▸ Stated goal
All the data should be repeated exactly. Any image in it is left out.
---
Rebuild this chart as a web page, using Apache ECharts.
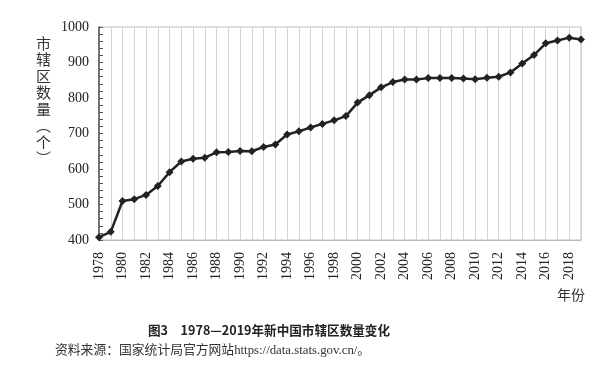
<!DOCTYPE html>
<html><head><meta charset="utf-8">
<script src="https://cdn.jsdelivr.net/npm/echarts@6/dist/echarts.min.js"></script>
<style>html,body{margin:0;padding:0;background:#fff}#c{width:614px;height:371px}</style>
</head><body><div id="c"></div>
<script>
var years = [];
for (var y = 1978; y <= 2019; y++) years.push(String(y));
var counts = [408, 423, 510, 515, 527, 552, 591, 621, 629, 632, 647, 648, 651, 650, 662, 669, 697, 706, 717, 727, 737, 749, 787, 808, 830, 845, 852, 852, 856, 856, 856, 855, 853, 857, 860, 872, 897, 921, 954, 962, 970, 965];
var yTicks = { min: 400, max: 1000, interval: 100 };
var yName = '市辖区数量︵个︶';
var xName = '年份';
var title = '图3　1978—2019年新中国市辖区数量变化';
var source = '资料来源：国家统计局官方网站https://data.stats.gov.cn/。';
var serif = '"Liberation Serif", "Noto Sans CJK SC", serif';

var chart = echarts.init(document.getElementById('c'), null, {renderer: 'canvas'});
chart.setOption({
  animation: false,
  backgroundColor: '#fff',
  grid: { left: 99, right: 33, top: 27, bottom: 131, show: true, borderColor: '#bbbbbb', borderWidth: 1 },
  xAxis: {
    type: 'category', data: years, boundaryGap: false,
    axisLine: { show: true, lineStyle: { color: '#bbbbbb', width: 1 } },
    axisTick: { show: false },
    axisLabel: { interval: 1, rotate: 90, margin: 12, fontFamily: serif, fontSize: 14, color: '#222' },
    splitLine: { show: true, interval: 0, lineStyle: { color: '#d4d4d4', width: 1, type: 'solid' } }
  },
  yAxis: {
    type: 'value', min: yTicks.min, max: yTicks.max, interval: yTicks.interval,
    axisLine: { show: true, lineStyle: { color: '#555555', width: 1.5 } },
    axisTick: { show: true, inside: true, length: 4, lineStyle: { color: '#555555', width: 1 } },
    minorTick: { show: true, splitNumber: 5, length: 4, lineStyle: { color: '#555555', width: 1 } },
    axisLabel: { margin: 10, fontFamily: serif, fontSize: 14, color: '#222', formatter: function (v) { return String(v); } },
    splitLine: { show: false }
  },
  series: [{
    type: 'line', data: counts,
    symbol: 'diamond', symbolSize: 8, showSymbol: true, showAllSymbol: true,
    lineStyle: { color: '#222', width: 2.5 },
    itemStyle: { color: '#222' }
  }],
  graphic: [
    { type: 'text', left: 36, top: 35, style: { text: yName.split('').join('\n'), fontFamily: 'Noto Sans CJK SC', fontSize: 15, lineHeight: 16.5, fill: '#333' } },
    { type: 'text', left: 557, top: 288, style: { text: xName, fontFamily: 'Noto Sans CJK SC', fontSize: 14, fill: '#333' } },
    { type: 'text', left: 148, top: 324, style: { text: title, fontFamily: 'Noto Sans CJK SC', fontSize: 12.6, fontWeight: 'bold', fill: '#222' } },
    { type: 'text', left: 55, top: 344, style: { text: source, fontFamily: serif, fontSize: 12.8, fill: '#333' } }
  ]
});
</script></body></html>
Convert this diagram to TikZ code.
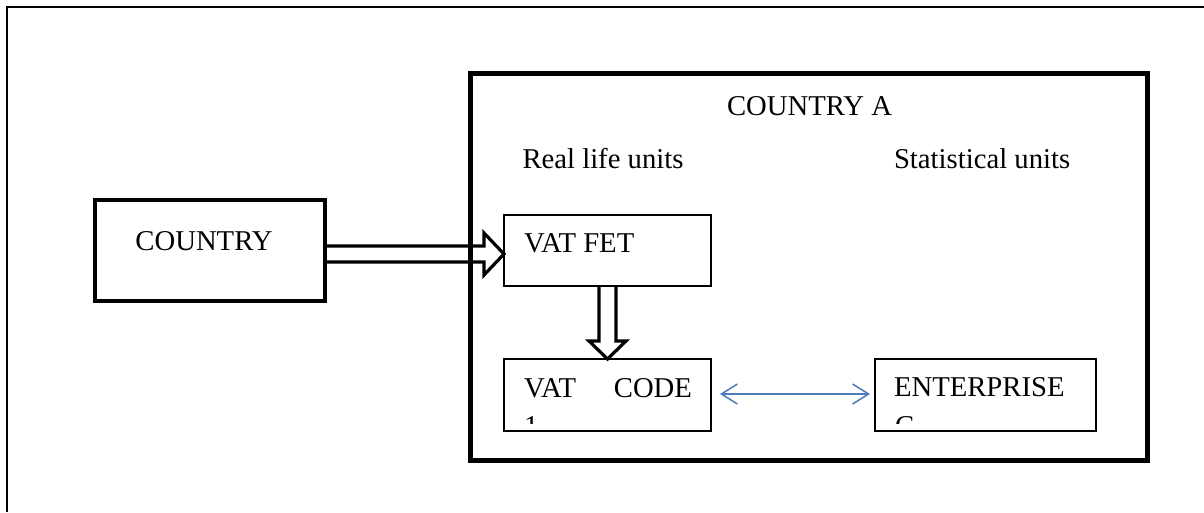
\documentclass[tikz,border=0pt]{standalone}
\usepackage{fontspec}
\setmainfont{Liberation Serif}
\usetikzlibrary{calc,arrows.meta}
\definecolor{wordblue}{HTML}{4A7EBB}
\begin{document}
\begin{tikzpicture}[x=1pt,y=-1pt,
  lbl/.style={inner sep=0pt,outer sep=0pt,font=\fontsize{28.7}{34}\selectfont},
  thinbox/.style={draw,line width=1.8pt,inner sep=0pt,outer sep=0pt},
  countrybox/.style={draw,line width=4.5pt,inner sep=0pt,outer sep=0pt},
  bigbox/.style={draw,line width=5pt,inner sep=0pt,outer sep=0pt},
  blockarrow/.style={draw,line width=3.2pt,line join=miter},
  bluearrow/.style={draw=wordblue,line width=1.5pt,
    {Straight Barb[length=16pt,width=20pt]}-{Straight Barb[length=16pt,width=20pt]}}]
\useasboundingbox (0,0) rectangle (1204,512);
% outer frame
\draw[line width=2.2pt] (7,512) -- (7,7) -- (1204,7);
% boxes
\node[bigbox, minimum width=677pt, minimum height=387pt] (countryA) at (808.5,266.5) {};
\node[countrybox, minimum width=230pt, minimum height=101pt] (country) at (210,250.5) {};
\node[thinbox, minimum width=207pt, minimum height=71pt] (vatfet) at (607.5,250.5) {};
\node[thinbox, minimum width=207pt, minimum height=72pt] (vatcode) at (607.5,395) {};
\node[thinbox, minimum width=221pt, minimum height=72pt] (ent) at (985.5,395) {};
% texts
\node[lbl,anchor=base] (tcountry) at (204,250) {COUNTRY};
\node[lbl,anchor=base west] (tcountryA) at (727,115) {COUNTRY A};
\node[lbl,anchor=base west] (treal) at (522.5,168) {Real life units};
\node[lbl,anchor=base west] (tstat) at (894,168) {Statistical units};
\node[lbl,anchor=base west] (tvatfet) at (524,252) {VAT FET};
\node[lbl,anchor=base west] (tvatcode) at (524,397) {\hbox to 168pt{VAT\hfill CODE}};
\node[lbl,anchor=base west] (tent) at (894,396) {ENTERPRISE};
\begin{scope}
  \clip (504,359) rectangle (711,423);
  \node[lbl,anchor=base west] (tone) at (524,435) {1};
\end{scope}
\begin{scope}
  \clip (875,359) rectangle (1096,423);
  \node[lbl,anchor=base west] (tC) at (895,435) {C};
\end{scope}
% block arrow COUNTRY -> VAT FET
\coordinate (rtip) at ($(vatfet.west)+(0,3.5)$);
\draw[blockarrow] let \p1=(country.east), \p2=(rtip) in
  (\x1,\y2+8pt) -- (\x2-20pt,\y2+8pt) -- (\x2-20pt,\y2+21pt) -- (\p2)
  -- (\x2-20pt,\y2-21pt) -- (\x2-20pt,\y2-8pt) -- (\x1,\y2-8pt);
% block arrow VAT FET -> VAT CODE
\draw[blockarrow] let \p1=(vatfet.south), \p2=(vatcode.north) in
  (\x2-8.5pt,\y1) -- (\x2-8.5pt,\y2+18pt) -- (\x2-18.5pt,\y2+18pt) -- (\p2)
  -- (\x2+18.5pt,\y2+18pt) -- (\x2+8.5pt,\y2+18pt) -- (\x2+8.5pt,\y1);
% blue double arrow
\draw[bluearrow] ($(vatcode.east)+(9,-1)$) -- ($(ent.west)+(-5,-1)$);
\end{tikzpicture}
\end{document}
---
▸ Solution
Rebuild this chart as a web page, using Apache ECharts.
<!DOCTYPE html>
<html><head><meta charset="utf-8">
<script src="https://cdn.jsdelivr.net/npm/echarts@6/dist/echarts.min.js"></script>
<style>html,body{margin:0;padding:0;background:#fff}#c{width:614px;height:371px}</style>
</head><body><div id="c"></div>
<script>
var years = [];
for (var y = 1978; y <= 2019; y++) years.push(String(y));
var counts = [408, 423, 510, 515, 527, 552, 591, 621, 629, 632, 647, 648, 651, 650, 662, 669, 697, 706, 717, 727, 737, 749, 787, 808, 830, 845, 852, 852, 856, 856, 856, 855, 853, 857, 860, 872, 897, 921, 954, 962, 970, 965];
var yTicks = { min: 400, max: 1000, interval: 100 };
var yName = '市辖区数量︵个︶';
var xName = '年份';
var title = '图3　1978—2019年新中国市辖区数量变化';
var source = '资料来源：国家统计局官方网站https://data.stats.gov.cn/。';
var serif = '"Liberation Serif", "Noto Sans CJK SC", serif';

var chart = echarts.init(document.getElementById('c'), null, {renderer: 'canvas'});
chart.setOption({
  animation: false,
  backgroundColor: '#fff',
  grid: { left: 99, right: 33, top: 27, bottom: 131, show: true, borderColor: '#bbbbbb', borderWidth: 1 },
  xAxis: {
    type: 'category', data: years, boundaryGap: false,
    axisLine: { show: true, lineStyle: { color: '#bbbbbb', width: 1 } },
    axisTick: { show: false },
    axisLabel: { interval: 1, rotate: 90, margin: 12, fontFamily: serif, fontSize: 14, color: '#222' },
    splitLine: { show: true, interval: 0, lineStyle: { color: '#d4d4d4', width: 1, type: 'solid' } }
  },
  yAxis: {
    type: 'value', min: yTicks.min, max: yTicks.max, interval: yTicks.interval,
    axisLine: { show: true, lineStyle: { color: '#555555', width: 1.5 } },
    axisTick: { show: true, inside: true, length: 4, lineStyle: { color: '#555555', width: 1 } },
    minorTick: { show: true, splitNumber: 5, length: 4, lineStyle: { color: '#555555', width: 1 } },
    axisLabel: { margin: 10, fontFamily: serif, fontSize: 14, color: '#222', formatter: function (v) { return String(v); } },
    splitLine: { show: false }
  },
  series: [{
    type: 'line', data: counts,
    symbol: 'diamond', symbolSize: 8, showSymbol: true, showAllSymbol: true,
    lineStyle: { color: '#222', width: 2.5 },
    itemStyle: { color: '#222' }
  }],
  graphic: [
    { type: 'text', left: 36, top: 35, style: { text: yName.split('').join('\n'), fontFamily: 'Noto Sans CJK SC', fontSize: 15, lineHeight: 16.5, fill: '#333' } },
    { type: 'text', left: 557, top: 288, style: { text: xName, fontFamily: 'Noto Sans CJK SC', fontSize: 14, fill: '#333' } },
    { type: 'text', left: 148, top: 324, style: { text: title, fontFamily: 'Noto Sans CJK SC', fontSize: 12.6, fontWeight: 'bold', fill: '#222' } },
    { type: 'text', left: 55, top: 344, style: { text: source, fontFamily: serif, fontSize: 12.8, fill: '#333' } }
  ]
});
</script></body></html>
Convert this diagram to TikZ code.
\documentclass[tikz,border=0pt]{standalone}
\usepackage{fontspec}
\setmainfont{Liberation Serif}
\usetikzlibrary{calc,arrows.meta}
\definecolor{wordblue}{HTML}{4A7EBB}
\begin{document}
\begin{tikzpicture}[x=1pt,y=-1pt,
  lbl/.style={inner sep=0pt,outer sep=0pt,font=\fontsize{28.7}{34}\selectfont},
  thinbox/.style={draw,line width=1.8pt,inner sep=0pt,outer sep=0pt},
  countrybox/.style={draw,line width=4.5pt,inner sep=0pt,outer sep=0pt},
  bigbox/.style={draw,line width=5pt,inner sep=0pt,outer sep=0pt},
  blockarrow/.style={draw,line width=3.2pt,line join=miter},
  bluearrow/.style={draw=wordblue,line width=1.5pt,
    {Straight Barb[length=16pt,width=20pt]}-{Straight Barb[length=16pt,width=20pt]}}]
\useasboundingbox (0,0) rectangle (1204,512);
% outer frame
\draw[line width=2.2pt] (7,512) -- (7,7) -- (1204,7);
% boxes
\node[bigbox, minimum width=677pt, minimum height=387pt] (countryA) at (808.5,266.5) {};
\node[countrybox, minimum width=230pt, minimum height=101pt] (country) at (210,250.5) {};
\node[thinbox, minimum width=207pt, minimum height=71pt] (vatfet) at (607.5,250.5) {};
\node[thinbox, minimum width=207pt, minimum height=72pt] (vatcode) at (607.5,395) {};
\node[thinbox, minimum width=221pt, minimum height=72pt] (ent) at (985.5,395) {};
% texts
\node[lbl,anchor=base] (tcountry) at (204,250) {COUNTRY};
\node[lbl,anchor=base west] (tcountryA) at (727,115) {COUNTRY A};
\node[lbl,anchor=base west] (treal) at (522.5,168) {Real life units};
\node[lbl,anchor=base west] (tstat) at (894,168) {Statistical units};
\node[lbl,anchor=base west] (tvatfet) at (524,252) {VAT FET};
\node[lbl,anchor=base west] (tvatcode) at (524,397) {\hbox to 168pt{VAT\hfill CODE}};
\node[lbl,anchor=base west] (tent) at (894,396) {ENTERPRISE};
\begin{scope}
  \clip (504,359) rectangle (711,423);
  \node[lbl,anchor=base west] (tone) at (524,435) {1};
\end{scope}
\begin{scope}
  \clip (875,359) rectangle (1096,423);
  \node[lbl,anchor=base west] (tC) at (895,435) {C};
\end{scope}
% block arrow COUNTRY -> VAT FET
\coordinate (rtip) at ($(vatfet.west)+(0,3.5)$);
\draw[blockarrow] let \p1=(country.east), \p2=(rtip) in
  (\x1,\y2+8pt) -- (\x2-20pt,\y2+8pt) -- (\x2-20pt,\y2+21pt) -- (\p2)
  -- (\x2-20pt,\y2-21pt) -- (\x2-20pt,\y2-8pt) -- (\x1,\y2-8pt);
% block arrow VAT FET -> VAT CODE
\draw[blockarrow] let \p1=(vatfet.south), \p2=(vatcode.north) in
  (\x2-8.5pt,\y1) -- (\x2-8.5pt,\y2+18pt) -- (\x2-18.5pt,\y2+18pt) -- (\p2)
  -- (\x2+18.5pt,\y2+18pt) -- (\x2+8.5pt,\y2+18pt) -- (\x2+8.5pt,\y1);
% blue double arrow
\draw[bluearrow] ($(vatcode.east)+(9,-1)$) -- ($(ent.west)+(-5,-1)$);
\end{tikzpicture}
\end{document}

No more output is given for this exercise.